((
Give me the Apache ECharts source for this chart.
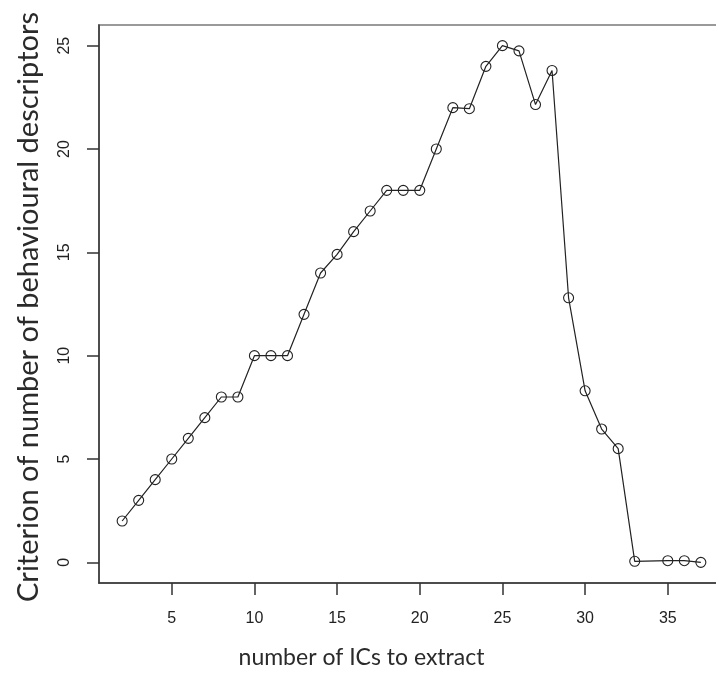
<!DOCTYPE html>
<html>
<head>
<meta charset="utf-8">
<script src="https://cdn.jsdelivr.net/npm/echarts@6/dist/echarts.min.js"></script>
<style>
html,body{margin:0;padding:0;background:#fff;}
#chart{width:716px;height:674px;}
</style>
</head>
<body>
<div id="chart"></div>
<script>
// Data
const icCount = [2,3,4,5,6,7,8,9,10,11,12,13,14,15,16,17,18,19,20,21,22,23,24,25,26,27,28,29,30,31,32,33,35,36,37];
const criterion = [2,3,4,5,6,7,8,8,10,10,10,12,14,14.9,16,17,18,18,18,20,22,21.95,24,25,24.75,22.15,23.8,12.8,8.3,6.45,5.5,0.05,0.08,0.08,0];
const xTicks = [5,10,15,20,25,30,35];
const yTicks = [0,5,10,15,20,25];
const xTitle = 'number of ICs to extract';
const yTitle = 'Criterion of number of behavioural descriptors';

const points = icCount.map((x, i) => [x, criterion[i]]);

const chart = echarts.init(document.getElementById('chart'), null, {renderer: 'canvas'});
chart.setOption({
  animation: false,
  backgroundColor: '#fff',
  grid: {
    left: 99, top: 25, right: -8, bottom: 91,
    show: true, borderColor: '#9a9a9a', borderWidth: 2,
    outerBoundsMode: 'none'
  },
  xAxis: {
    type: 'value', min: 0.6, max: 38.4,
    name: xTitle, nameLocation: 'middle', nameGap: 63,
    nameTextStyle: {fontFamily: 'Lato', fontSize: 23, color: '#2a2a2a', padding: [0, 100, 0, 0]},
    axisLine: {show: true, onZero: false, lineStyle: {color: '#333', width: 1.5}},
    axisTick: {show: true, length: 12, customValues: xTicks, lineStyle: {color: '#333', width: 1.5}},
    axisLabel: {customValues: xTicks, margin: 28, fontFamily: 'Liberation Sans', fontSize: 16, color: '#222'},
    splitLine: {show: false}
  },
  yAxis: {
    type: 'value', min: -1, max: 26,
    name: yTitle, nameLocation: 'middle', nameGap: 56, nameRotate: 90,
    nameTextStyle: {fontFamily: 'Lato', fontSize: 29, color: '#2a2a2a', padding: [0, 6, 0, 0]},
    axisLine: {show: true, onZero: false, lineStyle: {color: '#333', width: 1.5}},
    axisTick: {show: true, length: 12, customValues: yTicks, lineStyle: {color: '#333', width: 1.5}},
    axisLabel: {customValues: yTicks, rotate: 90, margin: 26, fontFamily: 'Liberation Sans', fontSize: 16, color: '#222'},
    splitLine: {show: false}
  },
  series: [{
    type: 'line',
    data: points,
    symbol: 'circle',
    symbolSize: 10,
    showAllSymbol: true,
    lineStyle: {color: '#222', width: 1.2},
    itemStyle: {color: 'rgba(0,0,0,0)', borderColor: '#222', borderWidth: 1.1},
    emphasis: {disabled: true}
  }]
});
</script>
</body>
</html>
))
• Problem: Except for the pictures, give all the material above again verbatim.

• Exercise result:
Give me the Apache ECharts source for this chart.
<!DOCTYPE html>
<html>
<head>
<meta charset="utf-8">
<script src="https://cdn.jsdelivr.net/npm/echarts@6/dist/echarts.min.js"></script>
<style>
html,body{margin:0;padding:0;background:#fff;}
#chart{width:716px;height:674px;}
</style>
</head>
<body>
<div id="chart"></div>
<script>
// Data
const icCount = [2,3,4,5,6,7,8,9,10,11,12,13,14,15,16,17,18,19,20,21,22,23,24,25,26,27,28,29,30,31,32,33,35,36,37];
const criterion = [2,3,4,5,6,7,8,8,10,10,10,12,14,14.9,16,17,18,18,18,20,22,21.95,24,25,24.75,22.15,23.8,12.8,8.3,6.45,5.5,0.05,0.08,0.08,0];
const xTicks = [5,10,15,20,25,30,35];
const yTicks = [0,5,10,15,20,25];
const xTitle = 'number of ICs to extract';
const yTitle = 'Criterion of number of behavioural descriptors';

const points = icCount.map((x, i) => [x, criterion[i]]);

const chart = echarts.init(document.getElementById('chart'), null, {renderer: 'canvas'});
chart.setOption({
  animation: false,
  backgroundColor: '#fff',
  grid: {
    left: 99, top: 25, right: -8, bottom: 91,
    show: true, borderColor: '#9a9a9a', borderWidth: 2,
    outerBoundsMode: 'none'
  },
  xAxis: {
    type: 'value', min: 0.6, max: 38.4,
    name: xTitle, nameLocation: 'middle', nameGap: 63,
    nameTextStyle: {fontFamily: 'Lato', fontSize: 23, color: '#2a2a2a', padding: [0, 100, 0, 0]},
    axisLine: {show: true, onZero: false, lineStyle: {color: '#333', width: 1.5}},
    axisTick: {show: true, length: 12, customValues: xTicks, lineStyle: {color: '#333', width: 1.5}},
    axisLabel: {customValues: xTicks, margin: 28, fontFamily: 'Liberation Sans', fontSize: 16, color: '#222'},
    splitLine: {show: false}
  },
  yAxis: {
    type: 'value', min: -1, max: 26,
    name: yTitle, nameLocation: 'middle', nameGap: 56, nameRotate: 90,
    nameTextStyle: {fontFamily: 'Lato', fontSize: 29, color: '#2a2a2a', padding: [0, 6, 0, 0]},
    axisLine: {show: true, onZero: false, lineStyle: {color: '#333', width: 1.5}},
    axisTick: {show: true, length: 12, customValues: yTicks, lineStyle: {color: '#333', width: 1.5}},
    axisLabel: {customValues: yTicks, rotate: 90, margin: 26, fontFamily: 'Liberation Sans', fontSize: 16, color: '#222'},
    splitLine: {show: false}
  },
  series: [{
    type: 'line',
    data: points,
    symbol: 'circle',
    symbolSize: 10,
    showAllSymbol: true,
    lineStyle: {color: '#222', width: 1.2},
    itemStyle: {color: 'rgba(0,0,0,0)', borderColor: '#222', borderWidth: 1.1},
    emphasis: {disabled: true}
  }]
});
</script>
</body>
</html>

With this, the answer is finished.